A maioria dos acadêmicos, entretanto guardando o respeito e a consideração recomendada pela etiqueta da classe dominante no trato com as pessoais, independentemente da categoria social.
Alguns, entre os me incluía, conservando a admiração pela beleza dos seus toques e cantos; alegria, disciplina, cavalheirismo e lhaneza das rodas, e extraordinárias habilidades no jogo de dentro, no jogo baixo, elegância e gentileza dos seus movimentos, paradigmas coreográficos.
RELACIONAMENTO NO CONTEXTO SOCIAL
O preconceito da classe dominante contra as manifestações culturais áfrico-brasileiras e a sua proscrição legal conduziram os primeiros alunos do Mestre a um proselitismo somente comparável àquele dos discípulos de Jesus, sempre apregoando a superioridade dos ensinamentos e da conduta do Mestre!
Em casa, na escola, na rua, nas festas, nos cinemas, nos bares e restaurantes, nas aglomerações de qualquer natureza os alunos exibiam sua qualificação, a nobreza de ser "ALUNO DO MESTRE"!
Cada palestra uma oportunidade para cativar um seguidor potencial!
Cada instante um momento para exibir a excelência da prática da capoeira como defesa pessoal, preparo físico e coreografia!
Cada desencontro um chance para demonstrar a eficiência duma rasteira, tão
Característica da capoeira como a pele negra dos africanos e seus descendentes!
Algumas considerações importantes:
• Até o aparecimento de Mestre Bimba e a criação da sua Capoeira Regional, a capoeira era designada tão-somente como "capoeira". Então Bimba pode ser considerado um marco histórico na história da cultura brasileira, um divisor de águas, pois só depois dele foi dado o nome de Capoeira Angola e foi iniciado um movimento geral de resgate e preservação da cultura afro-brasileira em todos os seus âmbitos.
• É comum de se dizer que o Mestre Bimba introduziu golpes de outras lutas na Capoeira Regional.
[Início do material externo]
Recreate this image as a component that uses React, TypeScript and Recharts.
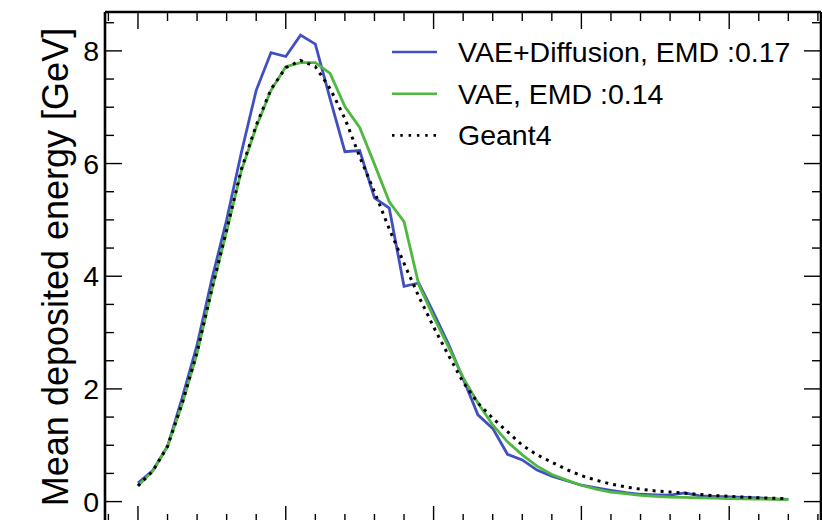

Na verdade, a fala está errada. O que aconteceu de fato foi que Mestre Bimba, com toda a sua genialidade e capacidade de adaptação, sempre que algum aluno mostrava-lhe algo que tinha visto em outras lutas ou outras técnicas, o Mestre vinha com a sua visão ampla e ensinava ao seu discípulo como se defender de tal ataque.
• Jamais, em seus 56 anos de aula, o Mestre Bimba feriu um aluno. Bimba deixava claro que não devia haver luta ao som do berimbau. Seria um desrespeito aos princípios e a Regional tem como um de seus pilares o respeito à integridade física e moral dos companheiros.
• Sabe-se que o Mestre Bimba desafiou todos os capoeiristas e lutadores baianos da sua época e que ele venceu todas as lutas e só foi desclassificado em uma, por ter dado um galopante em seu oponente e colocado assim o adversário para fora do ringue. Mas o principal de tudo isso que deve ser ressaltado é que nunca o Mestre Bimba lutou ao som do berimbau. Luta era coisa para o ringue, afirmava ele.